Trying to understand @samdooley' s spreadsheet before the call, we seem to have been talking round it for a while with I think two viewpoints leading to a certain amount of disconnect so I tried refactoring it

I started by removing all rows that did not share an entry in the Unicode column (F) as they are uniquely identified by their presentation mathml markup, then further removed any rows if there were not multiple meanings after removal of synonyms such as ngt ; notgt,

I then did a bit of hand cleanup and ended up with the 29 entries in the attached table (html but attached as .txt for this site)

sym2.txt

Note I blanked out all the units rows to a single UNITS row as I think we do need to specify some markup for (any) unit use.

Note I think the data in the original table is needed, just not in the mathml spec, that is, if you are inferring semantics (or content mathml or openmath) from presentation and hit a U+222D then you need to know that's a triple integral. Sam's spreadsheet has that data and any convertor (in either direction) needs that information, which is where it came from:-) but I would argue that it should not be in the MathML you should only put a (math)-role="wibble" on an <mo>&#x222d;</mo> if it is not standing for a triple integral.

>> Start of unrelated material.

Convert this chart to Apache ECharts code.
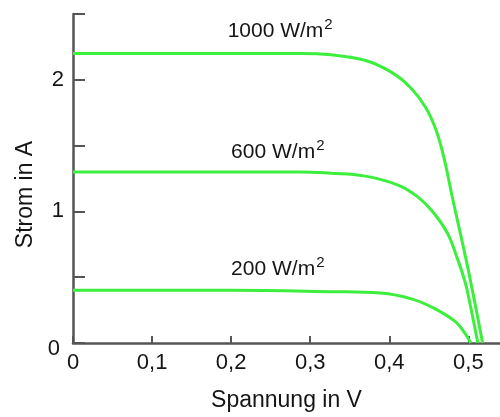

dginev commented 2 years ago

I just discovered this issue today and am particularly interested in @samdooley 's list:

I have collected 1749 symbols into a Google sheet as initial starting point for such a list.

It appears that Google doc has disappeared. Is there a new location?

NSoiffer commented 2 years ago

@samdooley: is the list still around so @dginev can look at it. If it isn't, please close this issue.

NSoiffer commented 2 years ago

No action, so closing issue.